◆ REQUIREMENTS:
Leave the pictures out. Retype exactly the lines below from the one containing "Give me the seaborn" through the one containing "import pandas as pd", and no others.

◆ INFORMATION SHOWN:
════════════════════
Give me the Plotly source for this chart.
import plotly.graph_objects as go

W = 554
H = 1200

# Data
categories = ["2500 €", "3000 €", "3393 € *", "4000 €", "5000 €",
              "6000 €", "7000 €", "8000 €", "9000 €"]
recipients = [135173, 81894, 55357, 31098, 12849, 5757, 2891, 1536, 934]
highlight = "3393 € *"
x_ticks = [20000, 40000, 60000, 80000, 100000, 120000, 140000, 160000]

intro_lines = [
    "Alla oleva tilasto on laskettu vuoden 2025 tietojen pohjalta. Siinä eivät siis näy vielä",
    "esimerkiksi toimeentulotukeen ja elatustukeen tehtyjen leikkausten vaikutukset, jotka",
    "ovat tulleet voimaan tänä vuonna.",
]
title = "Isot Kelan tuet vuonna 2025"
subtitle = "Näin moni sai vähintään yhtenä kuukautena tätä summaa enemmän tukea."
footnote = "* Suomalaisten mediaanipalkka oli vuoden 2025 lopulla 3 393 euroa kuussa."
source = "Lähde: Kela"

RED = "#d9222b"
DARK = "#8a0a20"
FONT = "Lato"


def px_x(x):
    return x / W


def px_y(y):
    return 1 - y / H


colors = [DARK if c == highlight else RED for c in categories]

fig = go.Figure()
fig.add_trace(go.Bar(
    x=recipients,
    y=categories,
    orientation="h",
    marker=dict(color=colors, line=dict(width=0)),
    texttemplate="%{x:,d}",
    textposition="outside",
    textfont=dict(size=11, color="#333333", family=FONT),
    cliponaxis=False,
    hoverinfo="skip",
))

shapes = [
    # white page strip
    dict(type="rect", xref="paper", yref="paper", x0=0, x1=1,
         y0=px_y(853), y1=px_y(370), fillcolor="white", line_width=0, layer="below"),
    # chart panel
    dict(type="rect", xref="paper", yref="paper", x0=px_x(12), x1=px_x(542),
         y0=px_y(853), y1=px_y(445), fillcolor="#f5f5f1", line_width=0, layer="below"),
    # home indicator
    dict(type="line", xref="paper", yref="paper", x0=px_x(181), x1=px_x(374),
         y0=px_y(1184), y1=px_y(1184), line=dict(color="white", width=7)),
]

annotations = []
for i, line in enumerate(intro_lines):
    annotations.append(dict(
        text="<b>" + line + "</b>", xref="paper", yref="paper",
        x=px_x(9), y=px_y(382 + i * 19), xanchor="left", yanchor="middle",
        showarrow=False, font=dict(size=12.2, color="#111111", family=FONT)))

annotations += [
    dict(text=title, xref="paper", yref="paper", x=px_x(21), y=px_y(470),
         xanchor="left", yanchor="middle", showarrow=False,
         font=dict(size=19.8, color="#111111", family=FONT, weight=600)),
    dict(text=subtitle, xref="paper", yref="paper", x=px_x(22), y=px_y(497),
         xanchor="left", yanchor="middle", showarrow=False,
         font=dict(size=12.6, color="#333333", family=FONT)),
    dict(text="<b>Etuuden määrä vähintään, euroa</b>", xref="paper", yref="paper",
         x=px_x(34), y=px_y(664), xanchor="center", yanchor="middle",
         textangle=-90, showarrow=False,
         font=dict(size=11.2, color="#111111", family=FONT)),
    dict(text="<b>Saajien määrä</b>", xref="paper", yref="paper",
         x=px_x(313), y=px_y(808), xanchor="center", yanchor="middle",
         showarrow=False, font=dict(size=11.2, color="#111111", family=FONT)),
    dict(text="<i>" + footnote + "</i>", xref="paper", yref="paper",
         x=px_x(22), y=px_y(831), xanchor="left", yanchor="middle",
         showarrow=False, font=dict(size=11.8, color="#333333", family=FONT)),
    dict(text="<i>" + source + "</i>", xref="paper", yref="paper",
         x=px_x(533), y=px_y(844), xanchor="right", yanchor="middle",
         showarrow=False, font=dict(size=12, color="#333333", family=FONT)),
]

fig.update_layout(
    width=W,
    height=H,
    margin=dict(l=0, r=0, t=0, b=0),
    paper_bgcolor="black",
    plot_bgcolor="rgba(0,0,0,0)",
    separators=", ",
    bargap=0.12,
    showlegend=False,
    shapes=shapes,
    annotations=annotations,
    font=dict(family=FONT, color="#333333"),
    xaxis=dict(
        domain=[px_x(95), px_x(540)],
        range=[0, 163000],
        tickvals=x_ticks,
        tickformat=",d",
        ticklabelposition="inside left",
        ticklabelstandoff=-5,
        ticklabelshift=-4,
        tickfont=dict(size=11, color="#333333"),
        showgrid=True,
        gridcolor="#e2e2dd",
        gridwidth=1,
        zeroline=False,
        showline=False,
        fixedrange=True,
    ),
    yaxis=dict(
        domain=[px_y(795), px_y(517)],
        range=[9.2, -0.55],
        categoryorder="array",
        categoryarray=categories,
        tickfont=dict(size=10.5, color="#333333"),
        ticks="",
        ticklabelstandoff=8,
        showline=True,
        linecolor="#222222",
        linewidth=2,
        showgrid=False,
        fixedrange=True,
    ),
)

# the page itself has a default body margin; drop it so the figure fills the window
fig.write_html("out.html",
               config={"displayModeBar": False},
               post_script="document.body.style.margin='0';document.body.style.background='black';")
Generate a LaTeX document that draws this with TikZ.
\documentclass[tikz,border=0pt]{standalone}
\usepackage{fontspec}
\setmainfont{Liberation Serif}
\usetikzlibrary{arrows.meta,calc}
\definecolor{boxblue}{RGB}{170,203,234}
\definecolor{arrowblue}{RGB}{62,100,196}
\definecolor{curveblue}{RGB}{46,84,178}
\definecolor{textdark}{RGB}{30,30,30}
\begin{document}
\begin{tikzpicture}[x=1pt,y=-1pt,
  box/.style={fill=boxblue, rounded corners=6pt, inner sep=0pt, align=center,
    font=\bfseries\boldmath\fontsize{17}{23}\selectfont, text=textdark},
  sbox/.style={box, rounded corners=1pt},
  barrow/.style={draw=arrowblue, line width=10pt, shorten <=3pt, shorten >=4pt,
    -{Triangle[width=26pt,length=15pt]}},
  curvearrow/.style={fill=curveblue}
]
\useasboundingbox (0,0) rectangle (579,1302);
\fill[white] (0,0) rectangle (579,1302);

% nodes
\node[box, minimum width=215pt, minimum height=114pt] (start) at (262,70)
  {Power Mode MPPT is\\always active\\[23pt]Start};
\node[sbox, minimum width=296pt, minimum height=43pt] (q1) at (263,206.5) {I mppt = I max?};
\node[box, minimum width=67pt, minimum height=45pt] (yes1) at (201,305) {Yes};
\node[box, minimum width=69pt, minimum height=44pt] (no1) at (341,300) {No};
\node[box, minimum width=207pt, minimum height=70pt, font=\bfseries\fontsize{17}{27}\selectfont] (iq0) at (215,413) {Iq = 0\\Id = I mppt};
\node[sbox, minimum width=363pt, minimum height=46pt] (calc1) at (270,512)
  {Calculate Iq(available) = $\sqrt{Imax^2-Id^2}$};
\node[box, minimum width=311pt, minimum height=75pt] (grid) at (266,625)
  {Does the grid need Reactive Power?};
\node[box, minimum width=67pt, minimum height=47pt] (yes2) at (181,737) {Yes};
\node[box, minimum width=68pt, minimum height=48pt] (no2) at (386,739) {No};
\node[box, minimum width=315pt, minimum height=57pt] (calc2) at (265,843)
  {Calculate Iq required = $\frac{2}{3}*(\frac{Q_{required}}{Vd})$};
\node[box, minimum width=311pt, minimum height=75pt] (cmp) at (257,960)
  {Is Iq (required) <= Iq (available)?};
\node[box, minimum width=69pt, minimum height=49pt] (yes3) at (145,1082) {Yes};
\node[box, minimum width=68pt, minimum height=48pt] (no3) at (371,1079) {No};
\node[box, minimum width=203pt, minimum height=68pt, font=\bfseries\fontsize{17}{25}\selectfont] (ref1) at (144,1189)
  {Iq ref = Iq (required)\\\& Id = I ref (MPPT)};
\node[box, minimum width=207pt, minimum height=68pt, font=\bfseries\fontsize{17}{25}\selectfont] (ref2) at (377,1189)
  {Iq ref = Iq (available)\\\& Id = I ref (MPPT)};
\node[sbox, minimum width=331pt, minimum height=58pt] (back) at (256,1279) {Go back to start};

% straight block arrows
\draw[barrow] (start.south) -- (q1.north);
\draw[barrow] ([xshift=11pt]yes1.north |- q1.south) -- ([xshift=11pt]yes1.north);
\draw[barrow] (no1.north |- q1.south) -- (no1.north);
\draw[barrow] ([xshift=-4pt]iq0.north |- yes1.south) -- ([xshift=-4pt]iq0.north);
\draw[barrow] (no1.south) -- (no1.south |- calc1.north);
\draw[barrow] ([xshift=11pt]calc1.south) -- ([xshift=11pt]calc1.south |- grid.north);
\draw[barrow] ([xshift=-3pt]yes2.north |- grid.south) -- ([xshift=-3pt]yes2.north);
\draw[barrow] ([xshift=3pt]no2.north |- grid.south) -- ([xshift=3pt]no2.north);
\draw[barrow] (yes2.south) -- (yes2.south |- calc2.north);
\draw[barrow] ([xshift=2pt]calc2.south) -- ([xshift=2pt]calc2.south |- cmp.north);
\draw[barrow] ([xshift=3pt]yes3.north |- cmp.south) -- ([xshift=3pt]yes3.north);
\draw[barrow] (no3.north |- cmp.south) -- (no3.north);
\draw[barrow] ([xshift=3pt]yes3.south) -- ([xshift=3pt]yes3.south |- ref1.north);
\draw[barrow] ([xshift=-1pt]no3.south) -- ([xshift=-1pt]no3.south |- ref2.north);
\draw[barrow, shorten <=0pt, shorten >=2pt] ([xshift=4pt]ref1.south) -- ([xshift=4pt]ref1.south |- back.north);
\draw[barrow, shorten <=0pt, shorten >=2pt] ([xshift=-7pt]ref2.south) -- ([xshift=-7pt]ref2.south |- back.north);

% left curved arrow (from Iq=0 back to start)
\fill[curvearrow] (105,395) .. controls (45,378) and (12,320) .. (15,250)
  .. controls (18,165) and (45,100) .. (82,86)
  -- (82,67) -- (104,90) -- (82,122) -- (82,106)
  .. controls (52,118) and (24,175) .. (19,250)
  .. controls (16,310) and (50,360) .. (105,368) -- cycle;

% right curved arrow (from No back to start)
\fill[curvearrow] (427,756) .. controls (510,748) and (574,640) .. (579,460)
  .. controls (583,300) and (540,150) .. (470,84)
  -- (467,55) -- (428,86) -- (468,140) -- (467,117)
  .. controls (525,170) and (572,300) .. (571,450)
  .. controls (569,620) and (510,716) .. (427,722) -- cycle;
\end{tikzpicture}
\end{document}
════════════════════
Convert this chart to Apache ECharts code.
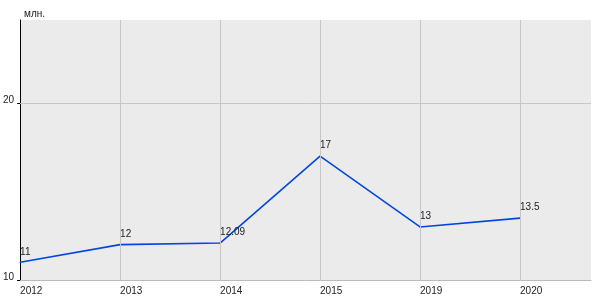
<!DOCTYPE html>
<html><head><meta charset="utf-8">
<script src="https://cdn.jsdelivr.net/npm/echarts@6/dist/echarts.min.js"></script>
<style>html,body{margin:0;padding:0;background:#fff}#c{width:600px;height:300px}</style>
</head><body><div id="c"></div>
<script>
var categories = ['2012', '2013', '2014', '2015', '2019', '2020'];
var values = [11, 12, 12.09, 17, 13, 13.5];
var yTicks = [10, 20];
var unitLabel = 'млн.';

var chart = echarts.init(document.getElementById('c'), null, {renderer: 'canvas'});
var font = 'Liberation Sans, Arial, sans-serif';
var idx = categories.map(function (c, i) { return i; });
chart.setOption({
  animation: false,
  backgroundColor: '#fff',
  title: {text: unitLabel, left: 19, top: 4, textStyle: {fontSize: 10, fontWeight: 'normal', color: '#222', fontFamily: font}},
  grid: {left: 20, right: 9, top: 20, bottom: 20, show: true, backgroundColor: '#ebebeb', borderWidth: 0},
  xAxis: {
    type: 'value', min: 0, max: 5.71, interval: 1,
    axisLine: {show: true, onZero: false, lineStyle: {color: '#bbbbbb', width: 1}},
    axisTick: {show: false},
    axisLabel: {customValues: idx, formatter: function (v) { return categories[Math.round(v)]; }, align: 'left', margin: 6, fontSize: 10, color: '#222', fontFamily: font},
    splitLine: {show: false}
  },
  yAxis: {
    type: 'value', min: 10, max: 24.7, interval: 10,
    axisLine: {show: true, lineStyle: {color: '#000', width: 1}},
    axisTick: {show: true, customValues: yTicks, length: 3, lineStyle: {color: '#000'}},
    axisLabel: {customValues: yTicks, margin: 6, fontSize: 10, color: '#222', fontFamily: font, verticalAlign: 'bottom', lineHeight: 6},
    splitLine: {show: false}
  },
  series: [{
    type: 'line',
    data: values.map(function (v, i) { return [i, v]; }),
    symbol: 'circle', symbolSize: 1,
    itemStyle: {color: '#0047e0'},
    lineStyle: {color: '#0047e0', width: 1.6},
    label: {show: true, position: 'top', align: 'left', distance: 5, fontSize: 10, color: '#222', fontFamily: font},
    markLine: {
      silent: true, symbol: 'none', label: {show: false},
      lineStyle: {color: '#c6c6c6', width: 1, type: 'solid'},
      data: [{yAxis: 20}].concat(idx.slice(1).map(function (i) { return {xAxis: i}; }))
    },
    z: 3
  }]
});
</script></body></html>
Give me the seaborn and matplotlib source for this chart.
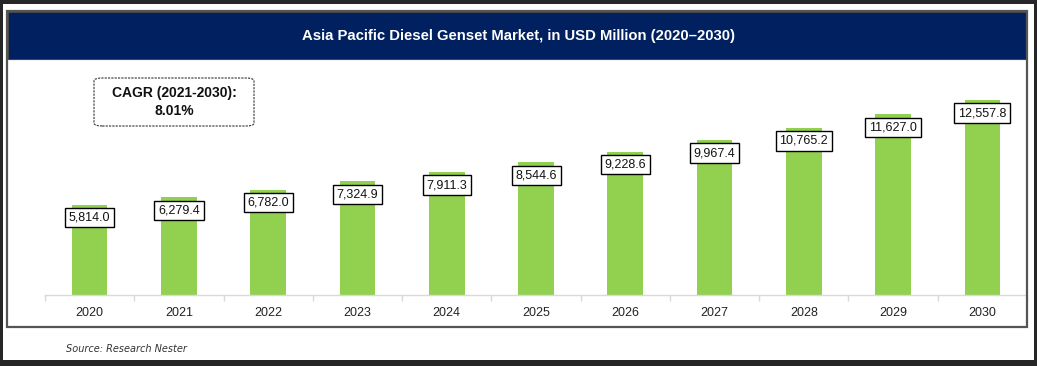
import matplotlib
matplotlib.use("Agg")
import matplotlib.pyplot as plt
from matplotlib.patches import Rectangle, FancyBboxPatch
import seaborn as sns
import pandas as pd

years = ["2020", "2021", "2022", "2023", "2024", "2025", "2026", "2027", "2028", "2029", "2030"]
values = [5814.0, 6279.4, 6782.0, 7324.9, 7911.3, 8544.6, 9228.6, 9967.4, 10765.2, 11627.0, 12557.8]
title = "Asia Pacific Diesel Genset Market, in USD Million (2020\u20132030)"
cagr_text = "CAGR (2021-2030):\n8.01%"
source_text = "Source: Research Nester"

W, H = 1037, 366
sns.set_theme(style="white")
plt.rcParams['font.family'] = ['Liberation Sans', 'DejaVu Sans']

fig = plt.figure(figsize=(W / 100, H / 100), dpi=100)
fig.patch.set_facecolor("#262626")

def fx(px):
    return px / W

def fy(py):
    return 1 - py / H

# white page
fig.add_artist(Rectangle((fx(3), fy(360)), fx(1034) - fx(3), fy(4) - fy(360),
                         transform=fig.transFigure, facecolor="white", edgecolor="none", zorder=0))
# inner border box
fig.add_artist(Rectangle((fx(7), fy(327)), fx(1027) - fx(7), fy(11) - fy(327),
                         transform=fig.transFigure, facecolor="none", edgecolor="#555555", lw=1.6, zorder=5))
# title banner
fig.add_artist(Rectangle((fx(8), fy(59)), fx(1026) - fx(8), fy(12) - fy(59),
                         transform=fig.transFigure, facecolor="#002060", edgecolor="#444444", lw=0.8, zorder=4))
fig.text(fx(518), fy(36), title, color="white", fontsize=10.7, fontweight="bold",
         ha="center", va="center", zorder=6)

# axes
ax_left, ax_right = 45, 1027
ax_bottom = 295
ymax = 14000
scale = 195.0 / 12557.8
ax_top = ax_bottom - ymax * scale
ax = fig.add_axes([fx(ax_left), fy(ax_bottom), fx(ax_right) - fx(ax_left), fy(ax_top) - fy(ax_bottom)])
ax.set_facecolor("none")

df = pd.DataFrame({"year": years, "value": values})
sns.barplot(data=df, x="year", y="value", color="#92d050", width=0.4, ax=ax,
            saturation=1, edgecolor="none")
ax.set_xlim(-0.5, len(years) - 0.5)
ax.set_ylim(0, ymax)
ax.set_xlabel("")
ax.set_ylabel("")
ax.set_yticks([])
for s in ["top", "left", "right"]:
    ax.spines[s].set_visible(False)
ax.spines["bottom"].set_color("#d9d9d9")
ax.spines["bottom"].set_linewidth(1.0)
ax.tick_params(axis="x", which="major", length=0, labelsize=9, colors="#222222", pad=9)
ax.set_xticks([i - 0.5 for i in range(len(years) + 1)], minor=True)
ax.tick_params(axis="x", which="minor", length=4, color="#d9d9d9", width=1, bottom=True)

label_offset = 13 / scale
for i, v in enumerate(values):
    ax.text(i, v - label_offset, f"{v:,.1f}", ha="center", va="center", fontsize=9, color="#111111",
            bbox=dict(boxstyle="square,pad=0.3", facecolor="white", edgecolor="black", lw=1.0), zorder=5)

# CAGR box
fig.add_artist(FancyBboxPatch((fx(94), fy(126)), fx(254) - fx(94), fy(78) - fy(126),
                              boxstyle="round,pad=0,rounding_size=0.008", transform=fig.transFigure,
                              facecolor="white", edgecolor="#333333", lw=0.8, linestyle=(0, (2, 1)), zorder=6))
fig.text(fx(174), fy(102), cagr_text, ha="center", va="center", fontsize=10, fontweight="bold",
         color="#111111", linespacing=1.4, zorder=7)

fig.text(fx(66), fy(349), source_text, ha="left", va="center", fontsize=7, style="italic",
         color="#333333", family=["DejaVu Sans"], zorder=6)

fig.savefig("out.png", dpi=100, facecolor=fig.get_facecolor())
════════════════════
◆ SOLUTION:
Give me the seaborn and matplotlib source for this chart.
import matplotlib
matplotlib.use("Agg")
import matplotlib.pyplot as plt
from matplotlib.patches import Rectangle, FancyBboxPatch
import seaborn as sns
import pandas as pd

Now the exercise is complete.